“A 99.9% accurate ChatGPT AI text detector? At this time of year! At this time of day! In this part of the country! Localized entirely within your company?!?”
“Yes”
"May I see it?“
“No”
If they aren’t willing to release it, then the situation is no different from them not having one at all. All these claims openai makes about having whatever system but hiding it, is just tobtry and increase hype to grab more investor money.
Given a sufficient amount of text, the method is said to be 99.9 percent effective.
If that’s really the case, they should release some benchmarks. I am skeptical. Promising the world is a key component of their “business model”.
Total coincidence that this “news” appears about a day after several articles saying the AI bubble is starting to burst.
The detection rate is worthless, an algorithm that says anything is Chatgpt would have a detection rate of 100%. What would be more interesting than that is the false positive rate but they never talk about that.
The detector provides an assessment of how likely it is that all or part of the document was written by ChatGPT. Given a sufficient amount of text, the method is said to be 99.9 percent effective.

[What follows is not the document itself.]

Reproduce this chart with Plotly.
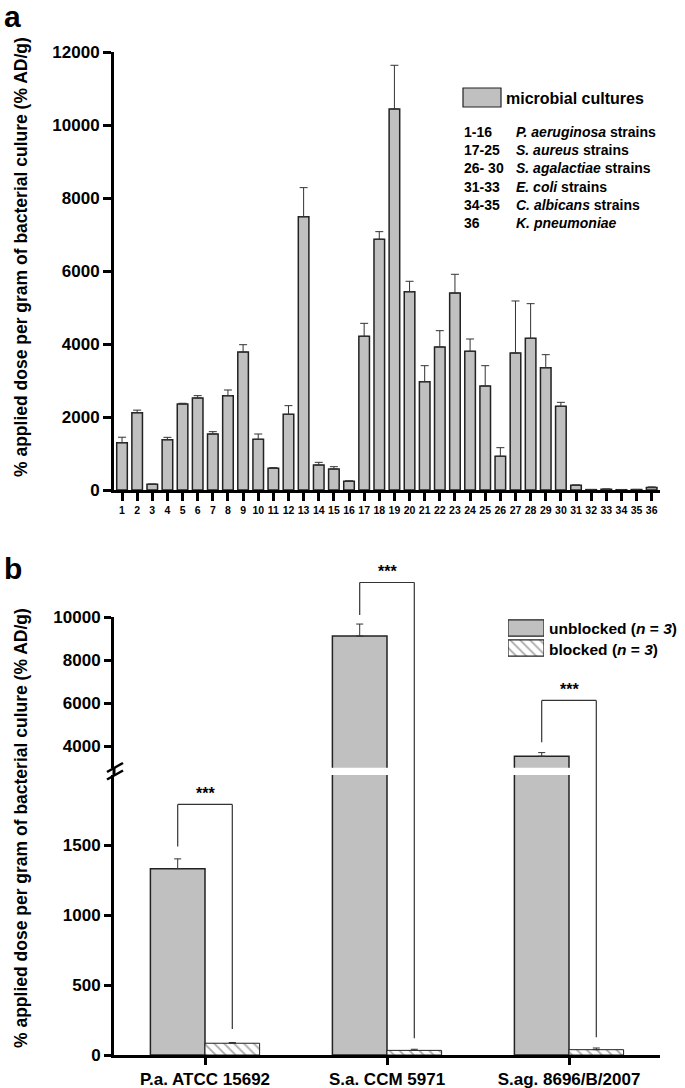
import plotly.graph_objs as go

W, H = 685, 1088
FONT = "Liberation Sans"
GREY = "#c0c0c0"

# ---- panel a data ----
strains = list(range(1, 37))
uptake = [1296, 2118, 155, 1379, 2356, 2521, 1534, 2585, 3781, 1388, 594, 2073,
          7489, 685, 575, 238, 4210, 6868, 10440, 5434, 2968, 3918, 5398, 3800,
          2850, 923, 3754, 4155, 3351, 2292, 128, 10, 20, 8, 12, 70]
uptake_err = [150, 70, 10, 64, 20, 64, 64, 155, 200, 146, 20, 238,
              795, 73, 64, 15, 356, 210, 1196, 284, 438, 447, 512, 337,
              556, 237, 1425, 950, 357, 110, 10, 5, 8, 5, 5, 15]

legend_ranges = ["1-16", "17-25", "26- 30", "31-33", "34-35", "36"]
legend_species = ["P. aeruginosa", "S. aureus", "S. agalactiae", "E. coli", "C. albicans", "K. pneumoniae"]
legend_suffix = [" strains", " strains", " strains", " strains", " strains", ""]

# ---- panel b data ----
cultures = ["P.a. ATCC 15692", "S.a. CCM 5971", "S.ag. 8696/B/2007"]
unblocked = [1331, 9126, 3533]
unblocked_err = [70, 560, 170]
blocked = [84, 33, 38]
blocked_err = [5, 8, 12]
bracket_top = [1790, 11620, 6130]
bracket_left = [1490, 10110, 4190]
bracket_right = [186, 119, 126]

# broken axis of panel b
low_range = [0, 2000]
high_range = [3000, 10000]


def px_x(p):
    return p / W


def px_y(p):
    return 1 - p / H


xdom = [px_x(114), px_x(660)]
a_dom = [px_y(490), px_y(52)]
low_dom = [px_y(1055), px_y(775)]
high_dom = [px_y(767.7), px_y(617.3)]


def b_paper(v):
    # value on broken axis -> paper y
    if v <= low_range[1]:
        r, d = low_range, low_dom
    else:
        r, d = high_range, high_dom
    return d[0] + (v - r[0]) / (r[1] - r[0]) * (d[1] - d[0])


fig = go.Figure()

fig.add_trace(go.Bar(
    x=strains, y=uptake, width=0.7, xaxis="x", yaxis="y",
    marker=dict(color=GREY, line=dict(color="#222", width=1.5)),
    error_y=dict(type="data", array=uptake_err, arrayminus=[0] * len(uptake_err),
                 symmetric=False, color="#333", thickness=1, width=4),
))

hatch = dict(shape="\\", fgcolor="#aaaaaa", bgcolor="white", size=7, solidity=0.25)
for xa, ya in [("x2", "y2"), ("x3", "y3")]:
    fig.add_trace(go.Bar(
        x=cultures, y=unblocked, width=0.3, offset=-0.3, xaxis=xa, yaxis=ya,
        marker=dict(color=GREY, line=dict(color="#222", width=1.5)),
        error_y=dict(type="data", array=unblocked_err, arrayminus=[0] * 3,
                     symmetric=False, color="#333", thickness=1, width=3.5),
    ))
    fig.add_trace(go.Bar(
        x=cultures, y=blocked, width=0.3, offset=0, xaxis=xa, yaxis=ya,
        marker=dict(color="white", pattern=hatch, line=dict(color="#222", width=1)),
        error_y=dict(type="data", array=blocked_err, arrayminus=[0] * 3,
                     symmetric=False, color="#333", thickness=1, width=3.5),
    ))

# legend swatches of panel b (tiny hidden subplot so the hatch can be shown)
fig.add_trace(go.Bar(
    x=[1], y=["unblocked"], orientation="h", width=0.82, xaxis="x4", yaxis="y4",
    marker=dict(color=GREY, line=dict(color="#222", width=1.2)),
))
fig.add_trace(go.Bar(
    x=[1], y=["blocked"], orientation="h", width=0.82, xaxis="x4", yaxis="y4",
    marker=dict(color="white", pattern=hatch, line=dict(color="#222", width=1.2)),
))

axis_common = dict(showline=True, linewidth=3, linecolor="black", ticks="outside",
                   tickwidth=3, tickcolor="black", showgrid=False, zeroline=False,
                   tickformat="d",
                   tickfont=dict(family=FONT, size=17, color="black", weight="bold"))

fig.update_layout(
    width=W, height=H, margin=dict(l=0, r=0, t=0, b=0),
    template="none", paper_bgcolor="white", plot_bgcolor="white",
    showlegend=False, bargap=0.3,
    xaxis=dict(axis_common, domain=xdom, anchor="y", range=[0.47, 36.55],
               tickvals=strains, ticklen=8,
               tickfont=dict(family=FONT, size=10.5, color="black", weight="bold")),
    yaxis=dict(axis_common, domain=a_dom, anchor="x", range=[0, 12000], dtick=2000, ticklen=8),
    xaxis2=dict(axis_common, domain=xdom, anchor="y2", range=[-0.5, 2.5], ticklen=7),
    yaxis2=dict(axis_common, domain=low_dom, anchor="x2", range=low_range,
                tickvals=[0, 500, 1000, 1500], ticklen=7),
    xaxis3=dict(domain=xdom, anchor="y3", matches="x2", visible=False),
    yaxis3=dict(axis_common, domain=high_dom, anchor="x3", range=high_range,
                tickvals=[4000, 6000, 8000, 10000], ticklen=7),
    xaxis4=dict(domain=[px_x(508), px_x(544)], anchor="y4", range=[0, 1], visible=False),
    yaxis4=dict(domain=[px_y(658), px_y(618)], anchor="x4", visible=False,
                categoryorder="array", categoryarray=["blocked", "unblocked"]),
)

shapes = []
line_b = dict(color="#333", width=1.2)
for i, c in enumerate(cultures):
    xl, xr = i - 0.15, i + 0.15
    yt = b_paper(bracket_top[i])
    shapes.append(dict(type="line", xref="x2", yref="paper", x0=xl, x1=xl,
                       y0=b_paper(bracket_left[i]), y1=yt, line=line_b))
    shapes.append(dict(type="line", xref="x2", yref="paper", x0=xl, x1=xr,
                       y0=yt, y1=yt, line=line_b))
    shapes.append(dict(type="line", xref="x2", yref="paper", x0=xr, x1=xr,
                       y0=b_paper(bracket_right[i]), y1=yt, line=line_b))

# axis line through the break and the break marks
shapes.append(dict(type="line", xref="paper", yref="paper", x0=xdom[0], x1=xdom[0],
                   y0=low_dom[1], y1=high_dom[0], line=dict(color="black", width=3)))
for cy in [767.5, 775]:
    shapes.append(dict(type="line", xref="paper", yref="paper",
                       x0=px_x(107), y0=px_y(cy + 4.5), x1=px_x(123), y1=px_y(cy - 4.5),
                       line=dict(color="black", width=2.5)))

# legend box of panel a
shapes.append(dict(type="rect", xref="paper", yref="paper",
                   x0=px_x(463), x1=px_x(501), y0=px_y(107), y1=px_y(88),
                   fillcolor=GREY, line=dict(color="#222", width=1.2)))
fig.update_layout(shapes=shapes)

ann = []
ann.append(dict(text="<b>a</b>", x=px_x(2), y=px_y(-2), xanchor="left", yanchor="top",
                font=dict(size=30)))
ann.append(dict(text="<b>b</b>", x=px_x(2), y=px_y(550), xanchor="left", yanchor="top",
                font=dict(size=30)))
ytitle = "<b>% applied dose per gram of bacterial culure (% AD/g)</b>"
ann.append(dict(text=ytitle, x=px_x(21), y=px_y(257), textangle=-90, font=dict(size=17.5)))
ann.append(dict(text=ytitle, x=px_x(21), y=px_y(828), textangle=-90, font=dict(size=17.5)))

ann.append(dict(text="<b>microbial cultures</b>", x=px_x(504), y=px_y(98),
                xanchor="left", font=dict(size=16)))
ann.append(dict(text="<br>".join("<b>%s</b>" % r for r in legend_ranges),
                x=px_x(462), y=px_y(178), xanchor="left", align="left", font=dict(size=14)))
ann.append(dict(text="<br>".join("<b><i>%s</i>%s</b>" % (s, suf)
                                 for s, suf in zip(legend_species, legend_suffix)),
                x=px_x(514), y=px_y(178), xanchor="left", align="left", font=dict(size=14)))

ann.append(dict(text="<b>unblocked (<i>n</i> = <i>3</i>)</b>", x=px_x(547), y=px_y(628),
                xanchor="left", font=dict(size=15.5)))
ann.append(dict(text="<b>blocked (<i>n</i> = <i>3</i>)</b>", x=px_x(547), y=px_y(649),
                xanchor="left", font=dict(size=15.5)))

for i, c in enumerate(cultures):
    ann.append(dict(text="<b>***</b>", xref="x2", yref="paper", x=i,
                    y=b_paper(bracket_top[i]), yanchor="bottom", font=dict(size=16)))

for a in ann:
    a.setdefault("xref", "paper")
    a.setdefault("yref", "paper")
    a.setdefault("xanchor", "center")
    a.setdefault("yanchor", "middle")
    a["showarrow"] = False
    a["font"] = dict(family=FONT, color="black", **a["font"])
fig.update_layout(annotations=ann)

fig.write_html("out.html", config={"displayModeBar": False},
               post_script="document.body.style.margin='0px';")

That means given 100 pieces of text and asked if they are made by ChatGPT or not, it gets maybe one of them wrong. Allegedly, that is, and with the caveat of “sufficient amount of text”, whatever that means.
It’s actually 1 in 1000, 99.0% would be 1/100.
shhh, my professor may use it
My unpopular opinion is when they’re assigning well beyond 40 hours per week of homework, cheating is no longer unethical. Employers want universities to get students used to working long hours.
They’re keeping everything anyway, so what’s preventing them from doing a DB look up to see if it (given a large enough passage of text) exist in their output history?
I believe the actual detector is similar. They know what sentences are likely generated by chatgpt, since that’s literally in their model. They probably also have to some degree reverse engineered typical output from competing models.